Aravalli Green Wall Project
Why in news? Aravalli Green Wall Project, a major initiative to green 5 km buffer area around the Aravalli Hill Range in four states was launched to celebrate the International Day of Forests at Tikli Village in Haryana.
- National Action Plan to Combat Desertification and Land Degradation Through Forestry Interventions and a FAQ on Agro-forestry published by Indian Council of Forestry Research and Education was also unveiled
- This Project will not only increase the green cover and biodiversity of the Aravalli through afforestation, reforestation and restoration of water bodies, but also improve the soil fertility, water availability and climate resilience of the region.
About Aravalli Green Wall Project
- The Aravalli Green Wall Project is part of the Union Environment Ministry’s vision to create green corridors across the country to combat land degradation and desertification.
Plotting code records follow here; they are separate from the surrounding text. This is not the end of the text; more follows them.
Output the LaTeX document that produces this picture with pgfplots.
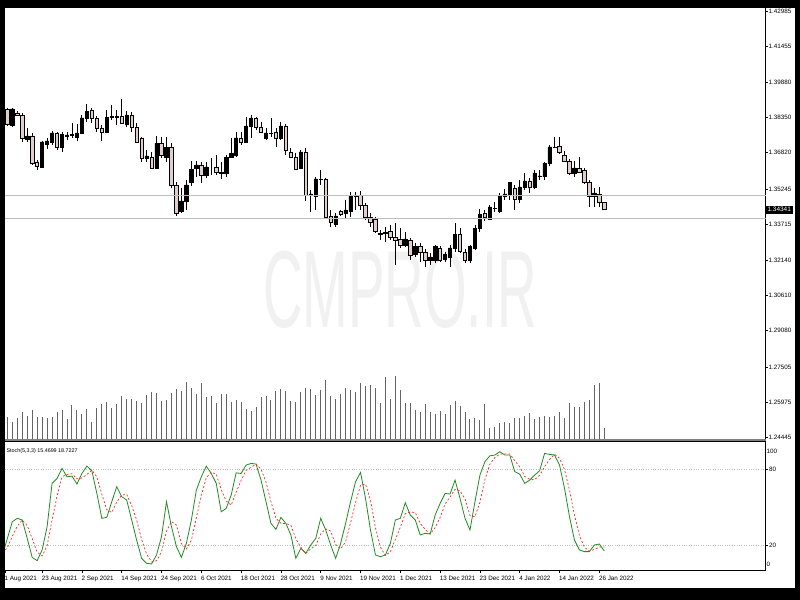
\documentclass[border=0pt]{standalone}
\usepackage{pgfplots}
\pgfplotsset{compat=1.18}
\usepackage{pgfplotstable}
\usepackage{fontspec}
\setmainfont{Liberation Sans}
\definecolor{bearfill}{RGB}{224,206,206}
\definecolor{volgray}{RGB}{100,100,100}
\definecolor{stochgreen}{RGB}{34,139,34}
\definecolor{stochred}{RGB}{250,40,40}
\definecolor{hline}{RGB}{190,190,190}
\definecolor{wmark}{RGB}{241,241,241}

\pgfplotstableread{
X O H L C
0 1.3872 1.3876 1.3798 1.3807
1 1.3802 1.3876 1.3794 1.3872
2 1.3855 1.3863 1.3842 1.3846
3 1.3846 1.3855 1.3729 1.3746
4 1.3742 1.3789 1.3729 1.3755
5 1.3755 1.3768 1.3629 1.3637
6 1.3642 1.3650 1.3607 1.3624
7 1.3620 1.3733 1.3616 1.3729
8 1.3720 1.3746 1.3698 1.3733
9 1.3729 1.3776 1.3716 1.3768
10 1.3768 1.3772 1.3694 1.3703
11 1.3703 1.3772 1.3685 1.3763
12 1.3755 1.3772 1.3737 1.3759
13 1.3759 1.3811 1.3746 1.3761
14 1.3750 1.3807 1.3733 1.3768
15 1.3768 1.3846 1.3763 1.3833
16 1.3833 1.3894 1.3815 1.3863
17 1.3868 1.3876 1.3811 1.3833
18 1.3833 1.3842 1.3772 1.3789
19 1.3789 1.3802 1.3733 1.3772
20 1.3772 1.3868 1.3772 1.3837
21 1.3837 1.3889 1.3824 1.3839
22 1.3839 1.3868 1.3802 1.3837
23 1.3842 1.3915 1.3807 1.3811
24 1.3807 1.3863 1.3794 1.3846
25 1.3846 1.3859 1.3772 1.3794
26 1.3794 1.3811 1.3724 1.3729
27 1.3746 1.3750 1.3642 1.3659
28 1.3659 1.3694 1.3642 1.3668
29 1.3663 1.3685 1.3611 1.3616
30 1.3616 1.3755 1.3616 1.3724
31 1.3724 1.3750 1.3659 1.3672
32 1.3663 1.3750 1.3642 1.3703
33 1.3707 1.3724 1.3529 1.3542
34 1.3542 1.3555 1.3407 1.3420
35 1.3425 1.3529 1.3420 1.3472
36 1.3472 1.3564 1.3433 1.3542
37 1.3551 1.3646 1.3538 1.3611
38 1.3616 1.3646 1.3577 1.3629
39 1.3629 1.3642 1.3551 1.3585
40 1.3585 1.3642 1.3572 1.3620
41 1.3620 1.3659 1.3585 1.3620
42 1.3620 1.3672 1.3585 1.3598
43 1.3598 1.3642 1.3568 1.3590
44 1.3590 1.3672 1.3577 1.3663
45 1.3663 1.3746 1.3659 1.3677
46 1.3672 1.3772 1.3663 1.3746
47 1.3746 1.3772 1.3716 1.3729
48 1.3729 1.3837 1.3724 1.3798
49 1.3798 1.3846 1.3746 1.3833
50 1.3833 1.3837 1.3781 1.3794
51 1.3794 1.3815 1.3768 1.3772
52 1.3746 1.3789 1.3737 1.3768
53 1.3768 1.3833 1.3750 1.3766
54 1.3772 1.3789 1.3707 1.3746
55 1.3746 1.3815 1.3737 1.3798
56 1.3798 1.3807 1.3672 1.3694
57 1.3685 1.3703 1.3659 1.3663
58 1.3663 1.3681 1.3607 1.3611
59 1.3616 1.3694 1.3611 1.3685
60 1.3685 1.3703 1.3472 1.3498
61 1.3498 1.3520 1.3425 1.3503
62 1.3490 1.3577 1.3433 1.3568
63 1.3568 1.3607 1.3542 1.3566
64 1.3564 1.3572 1.3399 1.3403
65 1.3407 1.3433 1.3359 1.3377
66 1.3372 1.3420 1.3359 1.3407
67 1.3425 1.3433 1.3407 1.3412
68 1.3420 1.3477 1.3399 1.3433
69 1.3429 1.3511 1.3403 1.3498
70 1.3494 1.3511 1.3433 1.3496
71 1.3498 1.3516 1.3433 1.3451
72 1.3455 1.3464 1.3390 1.3403
73 1.3403 1.3420 1.3359 1.3381
74 1.3394 1.3403 1.3333 1.3338
75 1.3331 1.3346 1.3303 1.3329
76 1.3333 1.3359 1.3294 1.3336
77 1.3342 1.3368 1.3303 1.3316
78 1.3316 1.3377 1.3194 1.3303
79 1.3307 1.3355 1.3268 1.3281
80 1.3277 1.3338 1.3273 1.3307
81 1.3303 1.3312 1.3216 1.3234
82 1.3242 1.3290 1.3229 1.3273
83 1.3273 1.3290 1.3207 1.3247
84 1.3247 1.3264 1.3185 1.3212
85 1.3212 1.3247 1.3194 1.3229
86 1.3216 1.3281 1.3203 1.3273
87 1.3268 1.3277 1.3207 1.3216
88 1.3220 1.3251 1.3207 1.3238
89 1.3229 1.3281 1.3185 1.3268
90 1.3264 1.3377 1.3251 1.3325
91 1.3325 1.3355 1.3247 1.3251
92 1.3247 1.3264 1.3203 1.3212
93 1.3212 1.3281 1.3203 1.3273
94 1.3268 1.3368 1.3260 1.3351
95 1.3355 1.3438 1.3338 1.3412
96 1.3420 1.3433 1.3386 1.3403
97 1.3394 1.3455 1.3390 1.3446
98 1.3438 1.3468 1.3425 1.3440
99 1.3429 1.3507 1.3420 1.3498
100 1.3494 1.3525 1.3477 1.3503
101 1.3498 1.3555 1.3477 1.3551
102 1.3529 1.3542 1.3433 1.3477
103 1.3477 1.3564 1.3464 1.3533
104 1.3533 1.3594 1.3520 1.3559
105 1.3559 1.3572 1.3507 1.3533
106 1.3533 1.3607 1.3525 1.3594
107 1.3580 1.3607 1.3564 1.3581
108 1.3577 1.3642 1.3564 1.3637
109 1.3637 1.3716 1.3624 1.3707
110 1.3707 1.3750 1.3703 1.3705
111 1.3711 1.3750 1.3677 1.3685
112 1.3672 1.3690 1.3642 1.3646
113 1.3646 1.3655 1.3585 1.3594
114 1.3594 1.3646 1.3577 1.3616
115 1.3616 1.3663 1.3594 1.3598
116 1.3603 1.3616 1.3546 1.3551
117 1.3551 1.3564 1.3446 1.3494
118 1.3494 1.3529 1.3446 1.3507
119 1.3503 1.3533 1.3446 1.3464
120 1.3464 1.3468 1.3433 1.3434
}\candles

\pgfplotstableread{
X V
0 22.3
1 16.7
2 21.3
3 26.7
4 23.3
5 28.7
6 22.3
7 22.3
8 21.3
9 22.3
10 26.7
11 28.7
12 20
13 34
14 28.7
15 24.7
16 29.7
17 16.7
18 30.7
19 35.3
20 37.3
21 30.7
22 35
23 43
24 39.7
25 40.3
26 38
27 36
28 43.7
29 46.7
30 45.7
31 38.3
32 39.3
33 45.7
34 50
35 48
36 57.3
37 51.3
38 45
39 56.3
40 41.7
41 42.7
42 36.3
43 44.7
44 44.7
45 37.3
46 39.3
47 37
48 29.7
49 28.3
50 31.7
51 41.7
52 42.7
53 39.3
54 48
55 50
56 48
57 38
58 37.3
59 46.7
60 51
61 50
62 44
63 49
64 59
65 42.7
66 40.3
67 44.7
68 51
69 49
70 46.7
71 55.7
72 53
73 54.3
74 51.3
75 35.7
76 62.3
77 39.7
78 63
79 49
80 36.3
81 36.3
82 28.7
83 26.7
84 35
85 26.7
86 24.7
87 27.7
88 24.7
89 34
90 38.3
91 33
92 26.7
93 20
94 21
95 19
96 35
97 11.3
98 12.3
99 15.7
100 16.7
101 15.7
102 21
103 21
104 23
105 25.7
106 19.7
107 22.3
108 23.3
109 22.3
110 23.3
111 26.7
112 21
113 36.3
114 32
115 32
116 37.3
117 39.3
118 54
119 55.7
120 10.7
}\volumes

\pgfplotstableread{
X K D
-1 12.0 14.0
0 25.2 18.0
1 38.5 27.0
2 41.2 35.0
3 39.9 39.9
4 25.5 35.5
5 10.5 25.3
6 7.9 14.6
7 16.3 11.6
8 34.6 19.6
9 68.7 39.9
10 72.6 58.6
11 80.5 73.9
12 73.9 75.7
13 74.4 76.3
14 68.2 72.2
15 76.5 73.0
16 82.3 75.7
17 78.6 79.1
18 60.8 73.9
19 41.2 60.2
20 42.0 48.0
21 54.3 45.8
22 66.1 54.1
23 58.2 59.5
24 55.6 60.0
25 39.9 51.2
26 24.1 39.9
27 9.7 24.6
28 5.8 13.2
29 5.3 6.9
30 12.4 7.8
31 26.8 14.8
32 54.3 31.2
33 34.6 38.6
34 18.9 35.9
35 10.5 21.3
36 21.5 17.0
37 39.9 24.0
38 63.4 41.6
39 73.9 59.1
40 82.3 73.2
41 76.5 77.6
42 68.7 75.8
43 46.4 63.9
44 49.0 54.7
45 59.5 51.6
46 77.0 61.8
47 76.5 71.0
48 83.1 78.9
49 84.4 81.3
50 83.9 83.8
51 71.3 79.9
52 54.3 69.8
53 37.2 54.3
54 32.5 41.3
55 42.0 37.2
56 37.2 37.2
57 28.1 35.8
58 9.7 25.0
59 17.6 18.5
60 13.7 13.7
61 20.2 17.2
62 25.4 19.8
63 41.2 28.9
64 32.0 32.9
65 20.2 31.1
66 9.7 20.6
67 21.5 17.1
68 37.2 22.8
69 54.3 37.7
70 70.0 53.8
71 77.3 67.2
72 56.9 68.1
73 32.0 55.4
74 12.4 33.8
75 11.0 18.5
76 12.4 11.9
77 21.5 15.0
78 39.9 24.6
79 41.2 34.2
80 53.5 44.9
81 43.8 46.2
82 39.9 45.7
83 28.1 37.3
84 29.4 32.5
85 28.9 28.8
86 43.8 34.0
87 53.0 41.9
88 60.8 52.5
89 60.3 58.0
90 71.3 64.1
91 56.9 62.8
92 41.2 56.5
93 32.0 43.4
94 54.3 42.5
95 75.2 53.8
96 85.7 71.7
97 90.4 83.8
98 91.0 89.0
99 93.6 91.7
100 91.0 91.9
101 91.0 91.9
102 77.9 86.6
103 76.0 81.6
104 68.7 74.2
105 71.3 72.0
106 75.2 71.7
107 78.6 75.0
108 92.3 82.0
109 91.5 87.5
110 91.0 91.6
111 83.1 88.5
112 64.8 79.6
113 42.5 63.5
114 24.1 43.8
115 16.3 27.6
116 15.0 18.5
117 15.0 15.4
118 20.2 16.7
119 21.0 18.7
120 15.47 18.72
}\stoch

\pgfplotsset{
  pane/.style={scale only axis, width=760.7bp, xmin=-0.462, xmax=152.44},
  mainpane/.style={pane, height=431bp, at={(5bp,161bp)}, anchor=south west, ymin=1.24374, ymax=1.43109},
  tick label style={font=\fontsize{6.3}{7}\selectfont},
}

\begin{document}
\begin{tikzpicture}
\fill[black] (0,0) rectangle (800bp,600bp);
\fill[white] (5bp,12bp) rectangle (795bp,592bp);
\node[text=wmark, font=\fontsize{110}{110}\selectfont, xscale=0.5] at (400bp,310bp) {CMPRO.IR};

% volumes
\begin{axis}[pane, height=431bp, at={(5bp,161bp)}, anchor=south west, ymin=0, ymax=431, hide axis]
\addplot[ycomb, volgray, line width=1bp, mark=none] table[x=X,y=V]{\volumes};
\end{axis}

% wicks
\begin{axis}[mainpane, hide axis]
\addplot[draw=none, mark=none, error bars/.cd, y dir=plus, y explicit, error mark=none,
  error bar style={draw=black, line width=0.9bp, solid}]
  table[x=X, y=L, y error expr=\thisrow{H}-\thisrow{L}]{\candles};
\end{axis}

% bodies
\begin{axis}[mainpane, hide axis, ybar stacked, bar width=0.68]
\addplot[draw=none, fill=none] table[x=X, y expr={min(\thisrow{O},\thisrow{C})}]{\candles};
\addplot[draw=black, fill=black, line width=0.7bp] table[x=X, y expr={(\thisrow{C}>\thisrow{O})*(\thisrow{C}-\thisrow{O})}]{\candles};
\addplot[draw=black, fill=bearfill, line width=0.7bp] table[x=X, y expr={(\thisrow{O}>=\thisrow{C})*(\thisrow{O}-\thisrow{C})}]{\candles};
\end{axis}

% price scale and levels
\begin{axis}[mainpane, clip=false, axis x line=none, axis y line*=right,
  axis line style={-, black, line width=0.8bp},
  ytick={1.24445,1.25975,1.27505,1.29080,1.30610,1.32140,1.33715,1.35245,1.36820,1.38350,1.39880,1.41455,1.42985},
  yticklabels={1.24445,1.25975,1.27505,1.29080,1.30610,1.32140,1.33715,1.35245,1.36820,1.38350,1.39880,1.41455,1.42985},
  tick align=outside, major tick length=2bp, tick style={black, line width=0.6bp},
  yticklabel style={anchor=west, inner sep=0.8bp},
  extra y ticks={1.3497,1.3395}, extra y tick labels={{},{}},
  extra y tick style={grid=major, major grid style={hline, line width=0.8bp}, major tick length=0pt}]
\node[fill=black, text=white, anchor=west, inner sep=1.6bp, font=\fontsize{6.5}{7}\selectfont] at (axis cs:152.44,1.34341) {1.34341};
\end{axis}

% pane separator
\draw[gray, line width=2bp] (5bp,160bp) -- (765.7bp,160bp);

% stochastic
\begin{axis}[pane, height=129.2bp, at={(5bp,29.3bp)}, anchor=south west, ymin=0, ymax=101.65,
  clip mode=individual, axis x line*=bottom, axis y line*=right,
  axis line style={-, black, line width=0.8bp},
  xtick={-0.462,7,15,23,31,39,47,55,63,71,79,87,95,103,111,119},
  xticklabels={1 Aug 2021,23 Aug 2021,2 Sep 2021,14 Sep 2021,24 Sep 2021,6 Oct 2021,18 Oct 2021,28 Oct 2021,9 Nov 2021,19 Nov 2021,1 Dec 2021,13 Dec 2021,23 Dec 2021,4 Jan 2022,14 Jan 2022,26 Jan 2022},
  xticklabel style={anchor=north west, inner sep=0pt, yshift=-3bp, xshift=-0.5bp},
  ytick={20,80}, yticklabels={20,80},
  yticklabel style={anchor=west, inner sep=0.8bp},
  tick align=outside, major tick length=2.5bp, tick style={black, line width=0.6bp},
  ymajorgrids, major grid style={hline, dotted, line width=0.8bp}]
\addplot[stochgreen, line width=0.8bp, mark=none] table[x=X,y=K]{\stoch};
\addplot[stochred, line width=0.7bp, dash pattern=on 2bp off 2bp, mark=none] table[x=X,y=D]{\stoch};
\draw[black, line width=0.8bp] (rel axis cs:0,1) -- (rel axis cs:1,1);
\node[anchor=west, inner sep=0.8bp, font=\fontsize{6.3}{7}\selectfont] at (axis cs:152.44,94) {100};
\node[anchor=west, inner sep=0.8bp, font=\fontsize{6.3}{7}\selectfont] at (axis cs:152.44,5) {0};
\node[anchor=west, inner sep=0pt, font=\fontsize{5.4}{6}\selectfont] at (axis cs:-0.2,93.8) {Stoch(5,3,3) 15.4699 18.7227};
\end{axis}

\pgfresetboundingbox
\path[use as bounding box] (0,0) rectangle (800bp,600bp);
\end{tikzpicture}
\end{document}
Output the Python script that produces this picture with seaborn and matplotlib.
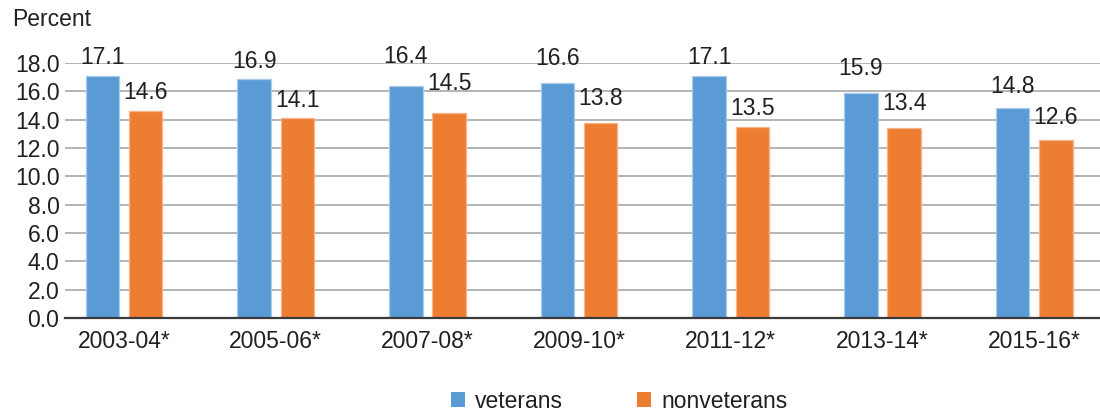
import matplotlib
matplotlib.use("Agg")
import matplotlib.pyplot as plt
from matplotlib.patches import Patch
import pandas as pd
import seaborn as sns

# Two-year survey periods and the share of each group (percent)
periods = ["2003-04*", "2005-06*", "2007-08*", "2009-10*", "2011-12*", "2013-14*", "2015-16*"]
veterans = [17.1, 16.9, 16.4, 16.6, 17.1, 15.9, 14.8]
nonveterans = [14.6, 14.1, 14.5, 13.8, 13.5, 13.4, 12.6]
groups = ["veterans", "nonveterans"]
y_ticks = [0, 2, 4, 6, 8, 10, 12, 14, 16, 18]

# Vertical lift of each pair of value labels above the bar tops (pixels)
label_lift_px = [18.5, 17.5, 29, 24, 18, 24.5, 22]

colors = {"veterans": "#5B9BD5", "nonveterans": "#ED7D31"}
edges = {"veterans": "#A9CBEA", "nonveterans": "#F6B58A"}

df = pd.DataFrame({
    "period": periods * 2,
    "group": ["veterans"] * len(periods) + ["nonveterans"] * len(periods),
    "value": veterans + nonveterans,
})

sns.set_theme(style="white")
plt.rcParams["font.family"] = ["Liberation Sans", "DejaVu Sans"]
FS = 16.5

fig = plt.figure(figsize=(11, 4.13), dpi=100)
ax = fig.add_axes([65 / 1100, (413 - 318) / 413, 1 - 65 / 1100, (318 - 63) / 413])

sns.barplot(data=df, x="period", y="value", hue="group", hue_order=groups,
            order=periods, palette=colors, width=0.57, gap=0.225,
            saturation=1, legend=False, ax=ax, zorder=3)

for cont, g in zip(ax.containers, groups):
    for bar in cont.patches:
        bar.set_edgecolor(edges[g])
        bar.set_linewidth(0.9)

ax.set_ylim(0, 18)
ax.set_xlim(-0.389, 6.434)
ax.set_yticks(y_ticks)
ax.set_yticklabels([f"{t:.1f}" for t in y_ticks], fontsize=FS, color="#231F20")
ax.tick_params(axis="y", length=0, pad=4)
ax.tick_params(axis="x", length=0, pad=9, labelsize=FS, labelcolor="#231F20")
ax.set_xlabel("")
ax.set_ylabel("")
ax.yaxis.grid(True, color="#A8A8A8", linewidth=1.2, zorder=0)
ax.set_axisbelow(True)
for s in ["top", "right", "left"]:
    ax.spines[s].set_visible(False)
ax.spines["bottom"].set_color("#3A3A3A")
ax.spines["bottom"].set_linewidth(1.6)
ax.spines["bottom"].set_zorder(4)

# Value labels centred over each bar
series = {"veterans": veterans, "nonveterans": nonveterans}
for cont, g in zip(ax.containers, groups):
    for i, bar in enumerate(cont.patches):
        v = series[g][i]
        ax.annotate(f"{v:.1f}", xy=(bar.get_x() + bar.get_width() / 2, v),
                    xytext=(0, label_lift_px[i] * 0.72), textcoords="offset points",
                    ha="center", va="center", fontsize=FS, color="#231F20",
                    annotation_clip=False)

fig.text(12 / 1100, 1 - 19 / 413, "Percent", fontsize=FS, color="#231F20",
         ha="left", va="center")

handles = [Patch(facecolor=colors[g], edgecolor="none", label=g) for g in groups]
fig.legend(handles=handles, loc="center", bbox_to_anchor=(619 / 1100, 1 - 401 / 413),
           ncol=2, frameon=False, fontsize=FS, handlelength=0.62, handleheight=0.62,
           handletextpad=0.45, columnspacing=3.2, borderaxespad=0, borderpad=0,
           labelcolor="#231F20")

fig.savefig("out.png", dpi=100)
- The project covers states of Haryana, Rajasthan, Gujarat and Delhi where the Aravalli hills landscape span over 6 million hectares of land.
- The project will involve planting native species of trees and shrubs on scrubland, wasteland and degraded forest land, along with rejuvenating and restoring surface water bodies such as ponds, lakes and streams.
- The project will also focus on agroforestry and pasture development to enhance the livelihoods of local communities.
About Aravalli Ranges
- The Aravalli Range is a mountain range in Northern-Western India, running in a south-west direction, starting near Delhi, passing through southern Haryana, Rajasthan, and ending in Ahmedabad Gujarat.
- The highest peak is Guru Shikhar on Mount Abu.
- The Aravalli Range is arguably the oldest geological feature on Earth having its origin in the Proterozoic era.
- Three major rivers and their tributaries flow from the Aravalli, namely Banas and Sahibi rivers which are tributaries of Yamuna, as well as Luni River which flows into the Rann of Kutch.
- The Sariska-Delhi leopard wildlife corridor or the Northern Aravalli leopard wildlife corridor is a 200 km long important biodiversity and wildlife corridor which runs from the Sariska Tiger Reserve in Rajasthan to Delhi Ridge.